Hated Item 4 - Clumsiness

As evidenced by my recent posts regarding a broken foot, I can find navigating the physical world challenging. The number of minor ouchies, major injuries, and even surgeries I have experienced because I suddenly found walking too much of a challenge is significant. Bruises just appear on my body, and I can't remember getting them because randomly colliding with furniture, doors, and other inanimate obstacles is a routine part of my day. I was unable to properly try out for the volleyball team in high school because I tried to walk through a coffee table the night before tryouts started and my knee objected and stayed mad for a couple of weeks. I broke my toe once in some klutzy mishap and I didn't even realize it until the ankle I rolled in a different walking oopsie couldn't heal because of the broken toe. I eventually needed surgery to fix all of that.

But my clumsy nature has shown me new paths to staying in shape (and all kinds of new experiences in healthcare). The ways in which I've had to adapt to mitigate the worst uncoordinated entanglements are many, forcing me to look at the world through a lot of new perspectives and considerations. And it's also forced me to not take myself so seriously. There's nothing quite so humbling as being taken out by a minor depression in some grass field. Or a small, clear polished stone hiding on a carpeted landing.

Hated Item 5 - Perfectionism

Yeah, this is very much the standard interview answer. It is also something that I have treasured and battled and hated and protected my entire life. Perfectionism is a shite coping mechanism for trauma. It never gets you what you thought it would and instead gifts you with so many secondary complications. When coupled with my puzzle-solving nature...let's just say work-life balance is hard to come by. I am very good at knowing just how much I can push out a given task so I can dive deep into whatever puzzle has captured my attention. Which is fine when it's just laundry or vacuuming that gets short shrift so I can finish a book or lose myself for hours in an RPG. The problem is when the "given task" is self-care or personal goals and the puzzle is the complexities of a day job in the healthcare industry. I basically tell myself some version of "I'll sleep when I'm dead" and keep working the puzzle. Months or years later, I wonder why I'm so unhealthy and unhappy.

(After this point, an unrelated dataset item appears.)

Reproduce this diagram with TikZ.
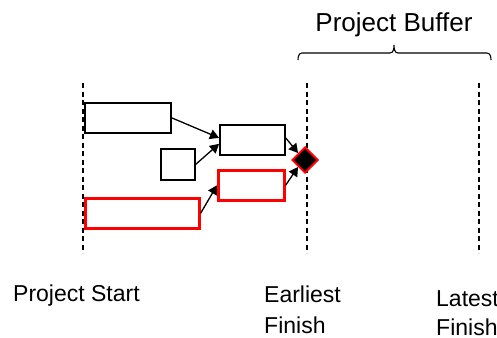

However, this collision of perfectionism and puzzle-solving means I'm always looking for new challenges. Also it means that whatever work I do is usually more than just a paycheck. Call it altruism but that's elevating my stubborn need to fix something and fix it right. Yeah, I want to get paid for my time appropriately and I will ask and negotiate for that as necessary. But I'm not trying to find a career track that keeps netting me ever increasing titles and salaries. This is also where my tendency toward socialism over capitalism comes from. Someone once asked me how we would get medical progress if there wasn't a possibility of profit, and I found the question utterly baffling. There's puzzles? To be solved? To make people not sick? We need more than this?

Challenge Complete

This was a lot of fun. It was hard to use the word "hate" as I've been working hard to eradicate it from my self-talk. But teasing the positives out of those challenging aspects of myself was good. Now to keep those benefits in mind more when the grumpy self-talk emerges...

*About the image for this post: I went down a bit of a rabbit hole trying to find something with mirrors or reflections and found these amazing works by Raffaelle Mainella in the Public Domain Image Archive. There's a fascinating story regarding the book they are from, Nos Invisibles.